A file photo of India's Deputy Consul General in New York Devyani Khobragade
Washington:
Indian diplomat Devyani Khobragade, arrested last week for alleged visa fraud, is protected from prosecution by virtue of her diplomatic status and this is an embarrassing failure of the American international protocol, her attorney Daniel N Arshack has said.
He expressed hope that the matter will be promptly resolved with "diplomats with authority at the highest levels of the Indian and US governments will confer and conclude that it is simply not in the mutual interests of our countries to continue with this ill-advised prosecution."
Distressed at the treatment that Ms Khobragade received at the hands of US authorities, Mr Arshack said there was simply no reason to have arrested her on the street in front of her daughter's school nor to have strip searched her.
"Similarly situated individuals of her stature are routinely provided an opportunity to report to the authorities to address charges, at their convenience, instead of being swept off the street like a common criminal," he said.
Meanwhile, an eminent Indian American attorney said that immunity-attempt would not prevail in the court.
"Immunity-attempt, however, will not prevail in court as a matter of law, but ought to prevail as part of our foreign relations so as to protect American diplomats serving abroad," said Ravi Batra, who represents the Congress president Sonia Gandhi and the Indian Congress in the US court cases.
Mr Batra expressed concern at the turn of events and "call for an immediate graceful resolution" to avoid damage to much larger American interests in bilateral and multilateral context.
"With the initial shock and awe of the diplomat-arrest diminished and reactive-popular unhappiness on the rise, which inherently reduces the "flexibility" of pre-election nations, the legalities of immunity or alleged immigration fraud notwithstanding, the Executive Branch, which includes Departments of State and Justice, ought to recalibrate its exclusive constitutional discretion," Mr Batra said.

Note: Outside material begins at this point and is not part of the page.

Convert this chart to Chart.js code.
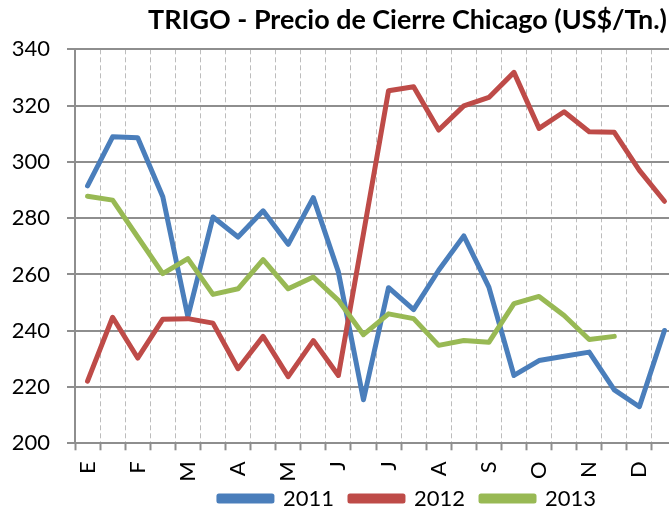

Diplomats are frequently asked by the receiving-nations to leave either due to crimes committed in such receiving-nation or as a political rebuke of the sending nation for some recent disfavoured act in the comity of nations, he noted.
"But, they are not arrested. Peculiar about this arrest is not its legality," he said. "But that despite the existence of sound diplomatic and prosecutorial discretions not-to-criminally-charge, which is the diplomatic norm amongst nations, criminal charges were levelled, and that too with a maximum insult-causing public arrest effectuated, as opposed to a normal and more dignified surrender pre-arranged with the lawyer for the accused.
"We have had Americans, diplomats and others engage in illegal prostitution on foreign soil, which was criminally-chargeable - yet charges were not levelled and arrests did not occur. We have had a non-diplomat Robert Davis in Pakistan calmly kill two guys in defence of American national security, and a graceful exit was properly arranged and generous "wrongful death" compensation paid," Mr Batra added said.
He cautioned that sound judgement requires that a graceful exit out of this bilateral mess occur expeditiously, if American diplomats overseas are to be afforded maximum dignity - a vital and non-negotiable American interest, especially, after Benghazi.
"One such resolution is to legally permit DCG Khobragade to leave the United States and never return in exchange for dismissing the criminal charges or in full satisfaction of her criminal charges," Mr Batra said.